Dude, this book is good - so, so good!! I thought I wouldn’t read because it’s depressing but then I picked it up one sleepless 3 a.m. and didn’t move until I’d finished, even though I really had to pee and was so thirsty. It reads like a thriller, wrangling intense material into coherence and was even better the 2nd read. Watch for this at awards season.
And I’m giving away two copies! All you have to do to enter is comment with your favorite thing about my review (shameless, sorry) and I’ll select 2 randomly and get your address.
Acceptance Paperback Events
Speaking of amazing journalists, I’ll be in conversation with Rachel Aviv in Brooklyn on August 3rd.
And I’ll be in conversation with Kate Doyle at the Harvard Bookstore on August 8th!
I’m terrified no one will come - so please do.

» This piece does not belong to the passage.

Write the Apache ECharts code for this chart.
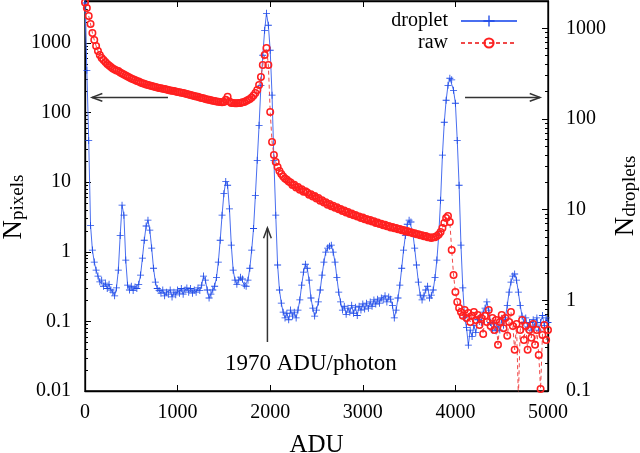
<!DOCTYPE html>
<html>
<head>
<meta charset="utf-8">
<script src="https://cdn.jsdelivr.net/npm/echarts@6/dist/echarts.min.js"></script>
<style>
html, body { margin: 0; padding: 0; background: #fff; }
#chart { width: 640px; height: 453px; }
</style>
</head>
<body>
<div id="chart"></div>
<script>
// histogram bins, 20 ADU wide
var adu = [
    0, 20, 40, 60, 80, 100, 120, 140, 160, 180,
    200, 220, 240, 260, 280, 300, 320, 340, 360, 380,
    400, 420, 440, 460, 480, 500, 520, 540, 560, 580,
    600, 620, 640, 660, 680, 700, 720, 740, 760, 780,
    800, 820, 840, 860, 880, 900, 920, 940, 960, 980,
    1000, 1020, 1040, 1060, 1080, 1100, 1120, 1140, 1160, 1180,
    1200, 1220, 1240, 1260, 1280, 1300, 1320, 1340, 1360, 1380,
    1400, 1420, 1440, 1460, 1480, 1500, 1520, 1540, 1560, 1580,
    1600, 1620, 1640, 1660, 1680, 1700, 1720, 1740, 1760, 1780,
    1800, 1820, 1840, 1860, 1880, 1900, 1920, 1940, 1960, 1980,
    2000, 2020, 2040, 2060, 2080, 2100, 2120, 2140, 2160, 2180,
    2200, 2220, 2240, 2260, 2280, 2300, 2320, 2340, 2360, 2380,
    2400, 2420, 2440, 2460, 2480, 2500, 2520, 2540, 2560, 2580,
    2600, 2620, 2640, 2660, 2680, 2700, 2720, 2740, 2760, 2780,
    2800, 2820, 2840, 2860, 2880, 2900, 2920, 2940, 2960, 2980,
    3000, 3020, 3040, 3060, 3080, 3100, 3120, 3140, 3160, 3180,
    3200, 3220, 3240, 3260, 3280, 3300, 3320, 3340, 3360, 3380,
    3400, 3420, 3440, 3460, 3480, 3500, 3520, 3540, 3560, 3580,
    3600, 3620, 3640, 3660, 3680, 3700, 3720, 3740, 3760, 3780,
    3800, 3820, 3840, 3860, 3880, 3900, 3920, 3940, 3960, 3980,
    4000, 4020, 4040, 4060, 4080, 4100, 4120, 4140, 4160, 4180,
    4200, 4220, 4240, 4260, 4280, 4300, 4320, 4340, 4360, 4380,
    4400, 4420, 4440, 4460, 4480, 4500, 4520, 4540, 4560, 4580,
    4600, 4620, 4640, 4660, 4680, 4700, 4720, 4740, 4760, 4780,
    4800, 4820, 4840, 4860, 4880, 4900, 4920, 4940, 4960, 4980,
    5000
];

// N_droplets (right axis)
var droplet = [
    1900, 344, 58, 6.7, 3.58, 2.64, 2.15, 1.85, 1.6, 1.67,
    1.43, 1.55, 1.35, 1.5, 1.30, 1.23, 1.12, 1.37, 2.15, 5.2,
    11.2, 8.7, 2.78, 1.47, 1.30, 1.43, 1.28, 1.40, 1.35, 1.5,
    1.90, 2.92, 4.6, 6.6, 7.66, 5.94, 3.77, 2.26, 1.59, 1.35,
    1.28, 1.20, 1.30, 1.12, 1.23, 1.17, 1.30, 1.09, 1.23, 1.15,
    1.30, 1.20, 1.35, 1.17, 1.30, 1.37, 1.23, 1.35, 1.20, 1.30,
    1.23, 1.37, 1.28, 1.47, 1.85, 1.67, 1.30, 1.06, 1.17, 1.30,
    1.43, 1.78, 2.64, 4.6, 8.7, 15, 20.5, 18.6, 10.2, 4.06,
    2.15, 1.67, 1.5, 1.67, 1.80, 1.72, 1.47, 1.43, 1.67, 2.26,
    3.58, 6.2, 14.3, 35, 85, 235, 504, 950, 1463, 1080,
    572, 183, 35, 8.7, 2.45, 1.30, 0.93, 0.74, 0.64, 0.72,
    0.61, 0.78, 0.67, 0.74, 0.64, 0.78, 1.01, 1.47, 2.05, 2.5,
    2.26, 1.67, 1.06, 0.82, 0.67, 0.78, 0.96, 1.30, 1.90, 2.64,
    3.4, 3.77, 3.96, 4.06, 3.4, 2.64, 1.78, 1.23, 0.96, 0.78,
    0.86, 0.70, 0.82, 0.74, 0.88, 0.72, 0.84, 0.68, 0.86, 0.78,
    0.91, 0.80, 0.93, 0.82, 0.96, 0.86, 1.01, 0.91, 1.03, 0.93,
    1.06, 1.01, 1.12, 0.96, 1.09, 1.03, 0.88, 0.64, 0.78, 1.06,
    1.47, 2.26, 3.58, 5.2, 6.9, 7.66, 7.3, 5.6, 3.77, 2.45,
    1.59, 1.14, 1.01, 1.12, 1.30, 1.43, 1.06, 1.14, 1.30, 1.78,
    2.78, 5.2, 12.7, 40, 92, 161, 235, 281, 270, 207,
    149, 58, 18.6, 4.06, 1.37, 0.64, 0.50, 0.32, 0.47, 0.40,
    0.53, 0.44, 0.61, 0.64, 0.57, 0.74, 0.82, 0.96, 0.78, 0.57,
    0.47, 0.55, 0.46, 0.52, 0.47, 0.61, 0.53, 0.64, 0.88, 1.23,
    1.59, 1.85, 1.95, 1.67, 1.23, 0.88, 0.67, 0.57, 0.64, 0.51,
    0.57, 0.47, 0.61, 0.52, 0.64, 0.47, 0.57, 0.68, 0.53, 0.64,
    0.57
];

// N_pixels (left axis)
var raw = [
    3800, 3180, 2440, 1875, 1390, 1100, 906, 767, 673, 609,
    570, 533, 499, 475, 452, 430, 416, 403, 395, 377,
    365, 353, 341, 330, 319, 309, 301, 294, 284, 278,
    271, 264, 259, 253, 249, 245, 241, 236, 232, 229,
    226, 223, 220, 217, 214, 211, 208, 206, 203, 200,
    198, 195, 192, 190, 187, 185, 182, 179, 176, 173,
    170, 168, 165, 162, 160, 157, 154, 152, 150, 148,
    146, 144, 143, 142, 141, 142, 152, 168, 144, 137,
    137, 136, 136, 137, 137, 140, 142, 146, 151, 157,
    165, 176, 191, 211, 249, 325, 483, 673, 848, 483,
    102, 37.8, 24.6, 19.5, 16.5, 14.5, 13.1, 12.1, 11.3, 10.8,
    10.2, 9.9, 9.1, 9.2, 8.4, 8.5, 7.8, 7.9, 7.3, 7.4,
    7.1, 6.6, 6.7, 6.2, 6.3, 5.8, 5.9, 5.4, 5.5, 5.1,
    5.15, 4.75, 4.85, 4.5, 4.6, 4.28, 4.36, 4.08, 4.12, 3.86,
    3.92, 3.66, 3.72, 3.5, 3.55, 3.34, 3.38, 3.2, 3.22, 3.05,
    3.1, 2.94, 2.96, 2.82, 2.86, 2.72, 2.74, 2.6, 2.63, 2.5,
    2.53, 2.41, 2.44, 2.32, 2.35, 2.24, 2.26, 2.17, 2.19, 2.1,
    2.12, 2.03, 2.05, 1.96, 1.98, 1.9, 1.91, 1.84, 1.85, 1.78,
    1.79, 1.72, 1.73, 1.67, 1.68, 1.61, 1.62, 1.58, 1.61, 1.62,
    1.69, 1.77, 1.92, 2.20, 2.59, 3.06, 3.27, 2.68, 1.06, 0.465,
    0.264, 0.190, 0.156, 0.136, 0.120, 0.146, 0.112, 0.132, 0.098, 0.120,
    0.136, 0.105, 0.124, 0.089, 0.112, 0.066, 0.120, 0.098, 0.146, 0.086,
    0.112, 0.075, 0.105, 0.046, 0.098, 0.124, 0.080, 0.112, 0.062, 0.098,
    0.136, 0.086, 0.039, 0.092, 0.008, 0.075, 0.105, 0.054, 0.086, 0.039,
    0.075, 0.058, 0.092, 0.046, 0.075, 0.033, 0.0107, 0.064, 0.089, 0.054,
    0.075
];

var pixelTicks = [0.01, 0.1, 1, 10, 100, 1000];
var dropletTicks = [0.1, 1, 10, 100, 1000];

// annotation anchors, in data units (left axis)
var photonLabel = '1970 ADU/photon';
var photonArrow = [[1970, 0.0506], [1970, 2.2]];
var photonLabelAt = [2440, 0.0244];
var pixelArrow = [[896, 165], [76, 165]];
var dropletArrow = [[4104, 165], [4914, 165]];

var FONT = 'Liberation Serif';
var plusPath = 'path://M-0.6,-5H0.6V-0.6H5V0.6H0.6V5H-0.6V0.6H-5V-0.6H-0.6Z';
var ringPath = 'path://M0,-5A5,5 0 1,1 0,5A5,5 0 1,1 0,-5ZM0,-3.1A3.1,3.1 0 1,0 0,3.1A3.1,3.1 0 1,0 0,-3.1Z';

function tickLabel(list) {
    return function (v) {
        for (var i = 0; i < list.length; i++) {
            if (Math.abs(v / list[i] - 1) < 1e-6) return String(list[i]);
        }
        return '';
    };
}

// gnuplot style log minor ticks at 2..9 of each decade
function minorTicks(majors, max) {
    var out = [];
    majors.forEach(function (m) {
        for (var k = 2; k <= 9; k++) {
            if (m * k < max) out.push(+(m * k).toPrecision(6));
        }
    });
    return out;
}

var myChart;
function initChart() {
    myChart = echarts.init(document.getElementById('chart'));

    var axisLine = { show: true, onZero: false, lineStyle: { color: '#000', width: 1.3 } };
    var tick = { show: true, inside: true, length: 6, lineStyle: { color: '#000', width: 1 } };
    var label = { color: '#000', fontFamily: FONT, fontSize: 20 };

    function minorAxis(pos, min, max, values) {
        return {
            type: 'log', logBase: 10, min: min, max: max, position: pos,
            axisLine: { show: false, onZero: false },
            axisLabel: { show: false },
            splitLine: { show: false },
            axisTick: { show: true, inside: true, length: 3, customValues: values, lineStyle: { color: '#000', width: 1 } }
        };
    }

    var option = {
        animation: false,
        backgroundColor: '#fff',
        grid: {
            left: 85, right: 92, top: 1, bottom: 62, containLabel: false, outerBoundsMode: 'none',
            show: true, borderColor: '#000', borderWidth: 1.3, backgroundColor: 'transparent'
        },
        legend: {
            data: ['droplet', 'raw'],
            orient: 'vertical',
            right: 117,
            top: 5,
            align: 'right',
            itemWidth: 56,
            itemHeight: 14,
            itemGap: 0,
            selectedMode: false,
            textStyle: { color: '#000', fontFamily: FONT, fontSize: 20, lineHeight: 22, padding: [0, 8, 0, 0] }
        },
        xAxis: [
            {
                type: 'value', min: 0, max: 5000, interval: 1000, position: 'bottom',
                axisLine: axisLine, axisTick: tick,
                axisLabel: Object.assign({ margin: 12, formatter: function (v) { return String(v); } }, label),
                splitLine: { show: false },
                name: 'ADU', nameLocation: 'middle', nameGap: 42,
                nameTextStyle: { color: '#000', fontFamily: FONT, fontSize: 25 }
            },
            {
                type: 'value', min: 0, max: 5000, interval: 1000, position: 'top',
                axisLine: axisLine, axisTick: tick,
                axisLabel: { show: false }, splitLine: { show: false }
            }
        ],
        yAxis: [
            {
                type: 'log', logBase: 10, min: 0.01, max: 4000, position: 'left',
                axisLine: axisLine, axisTick: tick,
                axisLabel: Object.assign({ margin: 14, formatter: tickLabel(pixelTicks) }, label),
                splitLine: { show: false },
                name: 'N{s|pixels}', nameLocation: 'middle', nameGap: 57, nameRotate: 90, nameMoveOverlap: false,
                nameTextStyle: {
                    color: '#000', fontFamily: FONT, fontSize: 27, lineHeight: 28, padding: [0, 22, 0, 0],
                    rich: { s: { fontFamily: FONT, fontSize: 19, lineHeight: 14, verticalAlign: 'bottom', color: '#000' } }
                }
            },
            {
                type: 'log', logBase: 10, min: 0.1, max: 2000, position: 'right',
                axisLine: axisLine, axisTick: tick,
                axisLabel: Object.assign({ margin: 18, formatter: tickLabel(dropletTicks) }, label),
                splitLine: { show: false },
                name: 'N{s|droplets}', nameLocation: 'middle', nameGap: 64, nameRotate: 90, nameMoveOverlap: false,
                nameTextStyle: {
                    color: '#000', fontFamily: FONT, fontSize: 27, lineHeight: 28,
                    rich: { s: { fontFamily: FONT, fontSize: 19, lineHeight: 14, verticalAlign: 'bottom', color: '#000' } }
                }
            },
            minorAxis('left', 0.01, 4000, minorTicks(pixelTicks, 4000)),
            minorAxis('right', 0.1, 2000, minorTicks(dropletTicks, 2000))
        ],
        series: [
            {
                name: 'droplet',
                type: 'line',
                yAxisIndex: 1,
                symbol: plusPath,
                symbolSize: 7,
                lineStyle: { color: '#4a6ff0', width: 1 },
                itemStyle: { color: '#1f4be8' },
                emphasis: { disabled: true },
                data: adu.map(function (x, i) { return [x, droplet[i]]; })
            },
            {
                name: 'raw',
                type: 'line',
                yAxisIndex: 0,
                symbol: ringPath,
                symbolSize: 8,
                lineStyle: { color: '#f04848', width: 1, type: [4, 3] },
                itemStyle: { color: '#ff2020' },
                emphasis: { disabled: true },
                data: adu.map(function (x, i) { return [x, raw[i]]; })
            }
        ]
    };

    option && myChart.setOption(option);

    // arrows and label placed through the axes
    function px(p) { return myChart.convertToPixel({ xAxisIndex: 0, yAxisIndex: 0 }, p); }
    function arrow(seg) {
        var a = px(seg[0]), b = px(seg[1]);
        var ang = Math.atan2(b[1] - a[1], b[0] - a[0]);
        var len = 11, spread = 0.36;
        var h1 = [b[0] - len * Math.cos(ang - spread), b[1] - len * Math.sin(ang - spread)];
        var h2 = [b[0] - len * Math.cos(ang + spread), b[1] - len * Math.sin(ang + spread)];
        var style = { stroke: '#333', lineWidth: 1.5, fill: null };
        return [
            { type: 'polyline', shape: { points: [a, b] }, style: style, z: 10 },
            { type: 'polyline', shape: { points: [h1, b, h2] }, style: style, z: 10 }
        ];
    }
    var lp = px(photonLabelAt);
    var elements = [].concat(arrow(photonArrow), arrow(pixelArrow), arrow(dropletArrow));
    elements.push({
        type: 'text', x: lp[0], y: lp[1], z: 10,
        style: { text: photonLabel, fill: '#000', font: '23px "Liberation Serif"', align: 'center', verticalAlign: 'middle' }
    });
    myChart.setOption({ graphic: elements });
}

document.addEventListener('DOMContentLoaded', function () {
    initChart();
});

window.addEventListener('resize', () => {
    myChart.resize();
});
</script>
</body>
</html>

I’m at writing camp in Sewanee so pray that I don’t embarrass myself in workshop. Or cry when it’s my turn.
xoxo
Emi
Hi, Emi! I loved your review of "We Were Once a Family." I had no idea that only 30% of children in foster care are placed with family members - I would have thought it was much higher! I learned a lot about the foster care system from your book, and I think this is my sign that I need to pick up Roxanna Asgarian's to continue my self-education journey. And as a side note, I just wanted to thank you personally for your memoir. My wife recommended that I read it after she deeply related to many aspects of your story, and it gave us shared language and touch points to unpack some of her childhood that was previously too difficult for her to share with me.
Excellent review--definitely made me want to read the book and made me wonder once again, why is it that humans continue to de-evolve?